- **Task goal**
Your task is to transcribe all of the data below exactly, omitting the images.

- **Data excerpt**
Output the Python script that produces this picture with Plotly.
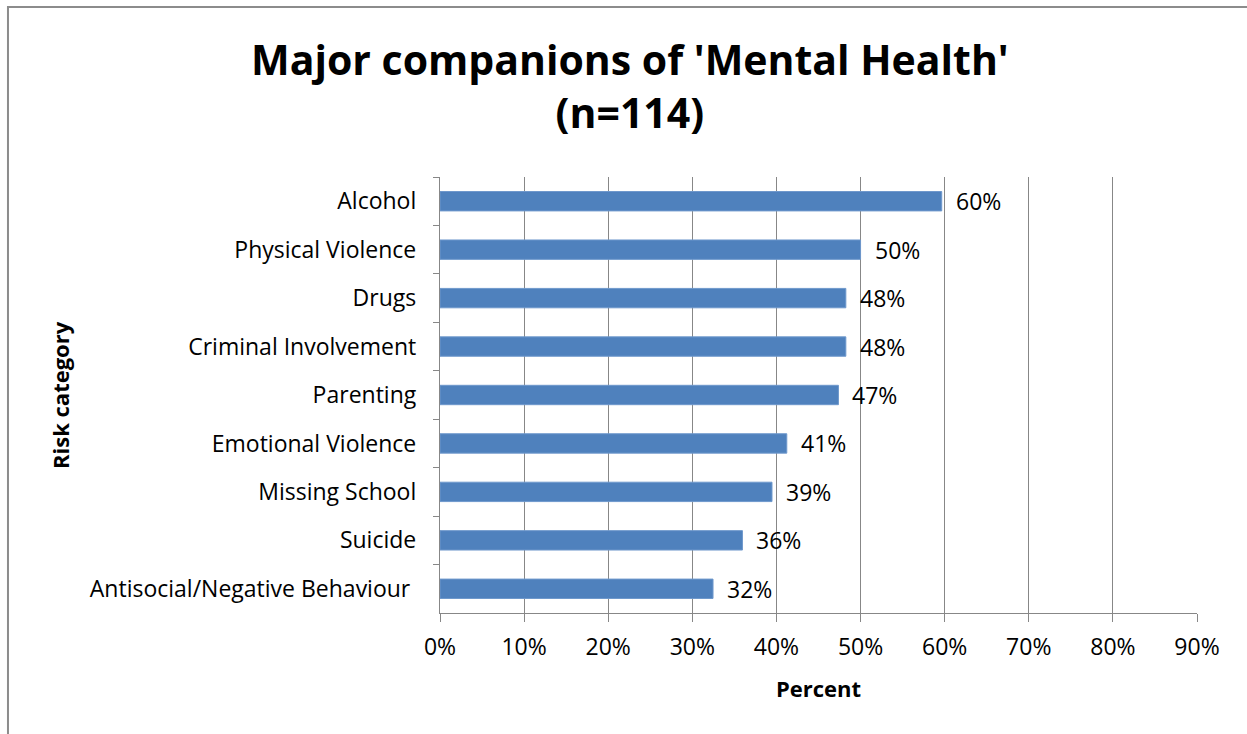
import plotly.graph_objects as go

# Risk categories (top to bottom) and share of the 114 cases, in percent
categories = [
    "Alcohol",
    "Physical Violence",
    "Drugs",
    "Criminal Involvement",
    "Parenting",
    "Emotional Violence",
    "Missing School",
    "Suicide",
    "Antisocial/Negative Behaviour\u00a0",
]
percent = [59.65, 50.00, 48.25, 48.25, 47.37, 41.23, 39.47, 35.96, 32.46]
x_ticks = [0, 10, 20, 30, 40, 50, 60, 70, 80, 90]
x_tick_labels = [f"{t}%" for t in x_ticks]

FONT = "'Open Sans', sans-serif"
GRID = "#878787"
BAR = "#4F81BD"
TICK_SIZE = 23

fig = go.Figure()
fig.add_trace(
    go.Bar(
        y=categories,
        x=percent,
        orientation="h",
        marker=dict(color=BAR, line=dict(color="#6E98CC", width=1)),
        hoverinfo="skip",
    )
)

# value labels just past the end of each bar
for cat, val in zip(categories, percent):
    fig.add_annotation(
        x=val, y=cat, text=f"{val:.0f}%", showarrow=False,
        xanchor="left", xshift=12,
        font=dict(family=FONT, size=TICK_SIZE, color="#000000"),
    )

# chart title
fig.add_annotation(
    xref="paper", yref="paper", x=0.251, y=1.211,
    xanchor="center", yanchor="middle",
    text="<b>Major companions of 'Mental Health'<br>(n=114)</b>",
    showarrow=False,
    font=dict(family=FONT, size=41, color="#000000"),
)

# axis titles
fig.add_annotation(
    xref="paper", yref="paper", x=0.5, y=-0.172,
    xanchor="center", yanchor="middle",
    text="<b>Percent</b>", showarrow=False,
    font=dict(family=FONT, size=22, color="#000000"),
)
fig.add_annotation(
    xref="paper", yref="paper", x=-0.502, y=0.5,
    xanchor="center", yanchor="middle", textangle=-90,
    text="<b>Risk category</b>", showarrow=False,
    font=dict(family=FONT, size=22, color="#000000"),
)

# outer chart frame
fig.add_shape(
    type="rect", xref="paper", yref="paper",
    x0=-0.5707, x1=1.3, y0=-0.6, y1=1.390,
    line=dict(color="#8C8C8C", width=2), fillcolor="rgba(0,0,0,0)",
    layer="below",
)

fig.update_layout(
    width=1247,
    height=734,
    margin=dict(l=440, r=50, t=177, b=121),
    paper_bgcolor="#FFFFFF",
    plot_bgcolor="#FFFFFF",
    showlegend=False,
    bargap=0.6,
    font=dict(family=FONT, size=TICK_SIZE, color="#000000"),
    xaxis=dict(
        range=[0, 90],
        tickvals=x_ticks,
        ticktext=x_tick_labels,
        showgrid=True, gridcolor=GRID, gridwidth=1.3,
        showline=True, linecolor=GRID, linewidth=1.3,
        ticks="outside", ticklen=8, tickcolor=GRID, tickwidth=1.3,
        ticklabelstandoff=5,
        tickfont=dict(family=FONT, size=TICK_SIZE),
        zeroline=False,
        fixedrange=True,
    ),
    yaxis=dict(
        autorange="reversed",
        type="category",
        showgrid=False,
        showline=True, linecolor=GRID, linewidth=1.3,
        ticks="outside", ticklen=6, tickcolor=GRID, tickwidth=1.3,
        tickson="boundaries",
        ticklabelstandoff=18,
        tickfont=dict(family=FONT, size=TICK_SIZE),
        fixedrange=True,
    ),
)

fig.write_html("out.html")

- **Output for this exercise**
Output the Python script that produces this picture with Plotly.
import plotly.graph_objects as go

# Risk categories (top to bottom) and share of the 114 cases, in percent
categories = [
    "Alcohol",
    "Physical Violence",
    "Drugs",
    "Criminal Involvement",
    "Parenting",
    "Emotional Violence",
    "Missing School",
    "Suicide",
    "Antisocial/Negative Behaviour\u00a0",
]
percent = [59.65, 50.00, 48.25, 48.25, 47.37, 41.23, 39.47, 35.96, 32.46]
x_ticks = [0, 10, 20, 30, 40, 50, 60, 70, 80, 90]
x_tick_labels = [f"{t}%" for t in x_ticks]

FONT = "'Open Sans', sans-serif"
GRID = "#878787"
BAR = "#4F81BD"
TICK_SIZE = 23

fig = go.Figure()
fig.add_trace(
    go.Bar(
        y=categories,
        x=percent,
        orientation="h",
        marker=dict(color=BAR, line=dict(color="#6E98CC", width=1)),
        hoverinfo="skip",
    )
)

# value labels just past the end of each bar
for cat, val in zip(categories, percent):
    fig.add_annotation(
        x=val, y=cat, text=f"{val:.0f}%", showarrow=False,
        xanchor="left", xshift=12,
        font=dict(family=FONT, size=TICK_SIZE, color="#000000"),
    )

# chart title
fig.add_annotation(
    xref="paper", yref="paper", x=0.251, y=1.211,
    xanchor="center", yanchor="middle",
    text="<b>Major companions of 'Mental Health'<br>(n=114)</b>",
    showarrow=False,
    font=dict(family=FONT, size=41, color="#000000"),
)

# axis titles
fig.add_annotation(
    xref="paper", yref="paper", x=0.5, y=-0.172,
    xanchor="center", yanchor="middle",
    text="<b>Percent</b>", showarrow=False,
    font=dict(family=FONT, size=22, color="#000000"),
)
fig.add_annotation(
    xref="paper", yref="paper", x=-0.502, y=0.5,
    xanchor="center", yanchor="middle", textangle=-90,
    text="<b>Risk category</b>", showarrow=False,
    font=dict(family=FONT, size=22, color="#000000"),
)

# outer chart frame
fig.add_shape(
    type="rect", xref="paper", yref="paper",
    x0=-0.5707, x1=1.3, y0=-0.6, y1=1.390,
    line=dict(color="#8C8C8C", width=2), fillcolor="rgba(0,0,0,0)",
    layer="below",
)

fig.update_layout(
    width=1247,
    height=734,
    margin=dict(l=440, r=50, t=177, b=121),
    paper_bgcolor="#FFFFFF",
    plot_bgcolor="#FFFFFF",
    showlegend=False,
    bargap=0.6,
    font=dict(family=FONT, size=TICK_SIZE, color="#000000"),
    xaxis=dict(
        range=[0, 90],
        tickvals=x_ticks,
        ticktext=x_tick_labels,
        showgrid=True, gridcolor=GRID, gridwidth=1.3,
        showline=True, linecolor=GRID, linewidth=1.3,
        ticks="outside", ticklen=8, tickcolor=GRID, tickwidth=1.3,
        ticklabelstandoff=5,
        tickfont=dict(family=FONT, size=TICK_SIZE),
        zeroline=False,
        fixedrange=True,
    ),
    yaxis=dict(
        autorange="reversed",
        type="category",
        showgrid=False,
        showline=True, linecolor=GRID, linewidth=1.3,
        ticks="outside", ticklen=6, tickcolor=GRID, tickwidth=1.3,
        tickson="boundaries",
        ticklabelstandoff=18,
        tickfont=dict(family=FONT, size=TICK_SIZE),
        fixedrange=True,
    ),
)

fig.write_html("out.html")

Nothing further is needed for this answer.